Black Belt
- Cover of the first issue
- Categories: Martial Arts
- Frequency: Digital Daily
- Publisher: George Chung
- Founder: Mitoshi Uyehara
- Founded: 1961; 65 years ago
- First issue: April 1961
- Company: Jungo TV
- Country: United States
- Based in: Los Angeles, California
- Language: English
- Website: www.blackbeltmag.com

= Black Belt (magazine) =

American magazine covering martial arts and combat sports

Black Belt is an American magazine covering martial arts and combat sports. The magazine is based in Hollywood, California, and is one of the oldest titles dedicated to martial arts in the United States.

==History and profile==
The magazine was founded in 1961 by Mitoshi Uyehara. It was published by Uyehara under the company "Black Belt, Inc." based in Los Angeles until 1973. Although the publication went mainstream in 1961, the first magazine was produced and sold for ten cents and was put together on the kitchen floor of Uyehara's home in 1958. By the first year of producing a full publication in 1961, Uyehara was in debt for $30,000. This story has been one that he has shared with his children and grandchild to believe in oneself and fight against the odds. Bruce Lee contributed many articles to the publication during the 1960s. Uyehara, a martial artist in his own right, was a key personage in arranging Lee's material for publication. Uyehara founded Rainbow Publications in 1974.

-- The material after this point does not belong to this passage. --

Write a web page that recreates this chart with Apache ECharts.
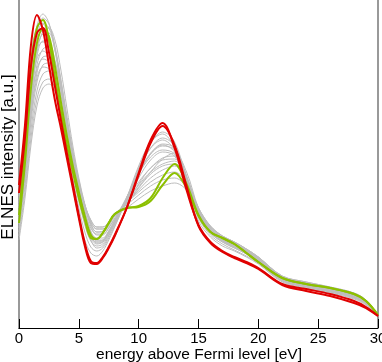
<!DOCTYPE html>
<html>
<head>
<meta charset="utf-8">
<script src="https://cdn.jsdelivr.net/npm/echarts@6/dist/echarts.min.js"></script>
<style>
  html, body { margin: 0; padding: 0; background: #fff; }
  #main { width: 382px; height: 362px; }
</style>
</head>
<body>
<div id="main"></div>
<script>
// energy grid [eV]
var energy = [0, 0.5, 1, 1.5, 2, 2.5, 3, 3.5, 4, 4.5, 5, 5.5, 6, 6.5, 7, 7.5, 8, 9, 10, 11, 12, 13, 14, 15, 16, 17, 18, 19, 20, 22, 24, 26, 28, 29, 30];

// intensities (arbitrary units)
var grayCurves = [
  [128, 195, 262, 302, 314, 305, 278, 240, 200, 163, 132, 106, 88, 80, 82, 92, 104, 130, 160, 185, 196, 186, 150, 112, 95, 86, 80, 74, 66, 47, 41, 36, 30, 24, 13],
  [120, 182, 250, 292, 305, 300, 280, 245, 206, 170, 138, 112, 93, 85, 86, 95, 106, 130, 158, 180, 190, 182, 150, 114, 96, 87, 81, 75, 67, 48, 42, 37, 31, 25, 13],
  [115, 172, 238, 280, 294, 295, 278, 248, 212, 177, 146, 118, 97, 88, 88, 96, 107, 130, 154, 174, 184, 180, 152, 116, 97, 88, 82, 76, 68, 49, 43, 38, 32, 25, 13],
  [112, 168, 232, 272, 287, 286, 268, 238, 203, 170, 140, 114, 95, 87, 88, 97, 108, 131, 154, 171, 178, 174, 148, 116, 98, 88, 82, 76, 68, 49, 43, 38, 32, 26, 13],
  [108, 160, 222, 263, 279, 281, 266, 240, 208, 176, 148, 122, 102, 93, 93, 100, 110, 128, 146, 160, 170, 172, 152, 118, 99, 89, 83, 77, 69, 50, 44, 39, 33, 26, 13],
  [104, 154, 214, 255, 271, 272, 258, 233, 202, 172, 146, 122, 104, 96, 96, 102, 112, 127, 143, 156, 164, 167, 150, 119, 100, 90, 84, 77, 69, 50, 44, 39, 33, 26, 13],
  [100, 148, 206, 246, 263, 265, 252, 228, 198, 170, 145, 123, 106, 99, 99, 104, 113, 125, 138, 150, 158, 162, 148, 120, 101, 91, 85, 78, 70, 51, 45, 40, 34, 27, 13],
  [96, 142, 198, 237, 254, 257, 246, 223, 195, 168, 144, 123, 108, 101, 101, 106, 114, 125, 136, 146, 153, 156, 145, 120, 102, 92, 86, 79, 71, 51, 45, 40, 34, 27, 13],
  [92, 136, 190, 229, 246, 249, 240, 219, 192, 166, 143, 123, 108, 101, 101, 106, 114, 123, 133, 142, 148, 150, 141, 119, 102, 92, 86, 79, 71, 52, 46, 41, 35, 28, 13],
  [88, 130, 183, 222, 240, 244, 237, 217, 191, 165, 142, 122, 106, 99, 99, 104, 112, 120, 129, 137, 142, 145, 138, 118, 101, 92, 86, 79, 71, 52, 46, 41, 35, 28, 13],
  [132, 202, 270, 302, 304, 288, 258, 218, 176, 140, 110, 88, 75, 72, 77, 88, 101, 130, 162, 186, 194, 180, 142, 107, 91, 82, 77, 71, 64, 46, 40, 35, 29, 23, 12],
  [125, 190, 255, 290, 297, 286, 260, 224, 185, 150, 120, 96, 81, 77, 80, 90, 102, 128, 157, 180, 188, 178, 145, 110, 93, 84, 78, 72, 65, 47, 41, 36, 30, 24, 12],
  [120, 180, 243, 279, 286, 279, 258, 226, 190, 156, 127, 103, 87, 82, 84, 93, 104, 128, 154, 175, 183, 176, 146, 113, 95, 86, 80, 74, 66, 48, 42, 37, 31, 25, 13],
  [116, 172, 233, 269, 277, 272, 254, 225, 191, 159, 131, 107, 91, 86, 87, 95, 105, 127, 150, 168, 176, 172, 146, 115, 97, 88, 82, 76, 68, 49, 43, 38, 32, 25, 13],
  [110, 163, 222, 259, 269, 266, 250, 223, 192, 162, 135, 112, 96, 90, 90, 97, 107, 125, 144, 160, 168, 169, 148, 117, 98, 89, 83, 77, 69, 50, 44, 39, 33, 26, 13],
  [105, 155, 212, 250, 261, 259, 245, 220, 191, 163, 138, 116, 100, 94, 94, 100, 109, 124, 140, 154, 162, 164, 147, 118, 99, 90, 84, 78, 70, 51, 45, 40, 34, 27, 13],
  [108, 160, 225, 275, 297, 300, 288, 258, 220, 182, 150, 124, 104, 96, 97, 104, 113, 126, 141, 156, 169, 175, 156, 120, 100, 90, 84, 77, 69, 50, 44, 39, 33, 26, 13],
  [122, 186, 255, 296, 310, 304, 282, 248, 208, 170, 136, 108, 90, 84, 86, 95, 106, 129, 155, 174, 182, 178, 150, 114, 96, 87, 81, 75, 67, 48, 42, 37, 31, 25, 13]
];
var greenCurves = [
  [113, 180, 263, 300, 308, 288, 250, 216, 183, 156, 130, 108, 90, 89, 95, 105, 114, 120, 122, 130, 150, 164, 144, 113, 96, 90, 84, 75, 66, 50, 44, 40, 34, 27, 13],
  [105, 165, 240, 285, 299, 292, 262, 226, 192, 162, 136, 112, 93, 89, 95, 105, 114, 120, 121, 127, 143, 155, 140, 112, 96, 90, 84, 75, 66, 50, 44, 40, 34, 27, 13]
];
var redCurves = [
  [143, 203, 283, 313, 298, 263, 228, 200, 170, 140, 110, 82, 65, 64, 70, 80, 92, 120, 155, 188, 205, 180, 138, 103, 86, 77, 71, 66, 60, 44, 39, 34, 27, 21, 12],
  [135, 190, 262, 295, 300, 276, 242, 208, 175, 144, 113, 85, 67, 65, 71, 81, 93, 120, 153, 185, 202, 183, 142, 102, 85, 76, 70, 65, 59, 43, 37, 32, 25, 20, 12]
];
var xTicks = [0, 5, 10, 15, 20, 25, 30];

function pairs(ys) {
  return ys.map(function (v, i) { return [energy[i], v]; });
}

var series = [];
grayCurves.forEach(function (c) {
  series.push({ type: 'line', data: pairs(c), smooth: 0.35, symbol: 'none', silent: true,
    lineStyle: { color: '#bdbdbd', width: 1 } });
});
greenCurves.forEach(function (c) {
  series.push({ type: 'line', data: pairs(c), smooth: 0.35, symbol: 'none', silent: true,
    lineStyle: { color: '#8cc000', width: 2 } });
});
redCurves.forEach(function (c) {
  series.push({ type: 'line', data: pairs(c), smooth: 0.35, symbol: 'none', silent: true,
    lineStyle: { color: '#e00000', width: 2 } });
});

var chart = echarts.init(document.getElementById('main'));
chart.setOption({
  animation: false,
  backgroundColor: '#fff',
  grid: { left: 19, right: 4, top: 0, bottom: 34, outerBoundsMode: 'none' },
  xAxis: {
    type: 'value', min: 0, max: 30, interval: 5,
    axisLine: { lineStyle: { color: '#000', width: 1 } },
    axisTick: { inside: true, length: 9, lineStyle: { color: '#000' } },
    axisLabel: { show: true, fontFamily: 'Liberation Sans', fontSize: 15, color: '#000', margin: 3,
      showMinLabel: true, showMaxLabel: true, hideOverlap: false,
      formatter: function (v) { return xTicks.indexOf(v) >= 0 ? String(v) : ''; } },
    splitLine: { show: false }
  },
  yAxis: {
    type: 'value', min: 0, max: 328,
    axisLine: { show: true, lineStyle: { color: '#999', width: 2 } },
    axisTick: { show: false }, axisLabel: { show: false }, splitLine: { show: false }
  },
  graphic: [
    { type: 'line', shape: { x1: 378, y1: 0, x2: 378, y2: 328 }, style: { stroke: '#999', lineWidth: 2 } },
    { type: 'text', x: 199, y: 347,
      style: { text: 'energy above Fermi level [eV]', fontFamily: 'Liberation Sans', fontSize: 15.5, fill: '#000',
        align: 'center', verticalAlign: 'top' } },
    { type: 'text', x: 0, y: 157, rotation: Math.PI / 2,
      style: { text: 'ELNES intensity [a.u.]', fontFamily: 'Liberation Sans', fontSize: 17, fill: '#000',
        align: 'center', verticalAlign: 'top' } }
  ],
  series: series
});
</script>
</body>
</html>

Rainbow Publications was acquired by Sabot Publishing, a publisher of "special interest publications", in 1999. Sabot Publishing was in turn acquired by Active Interest Media in 2003, from which time the magazine has been under the supervision of "Group Publisher" (responsible for strategic development) Cheryl Angelheart. Active Interest Media no longer owns Black Belt.

Black Belt Publications was then acquired by Century Martial Arts. Black Belt Magazine started a YouTube channel in 2008 and uploads martial arts and action movies, videos demonstrating martial art techniques and weapons from classical to modern styles and interviews with known martial artists, experts, and martial art news.

Black Belt Magazine also added a podcast series to its existing multimedia offerings. The magazine launched its first podcast on December 23, 2021, featuring discussions, interviews, and perspectives on various martial arts disciplines and combat sports.

In July 2023, JungoTV, LLC acquired Black Belt Magazine.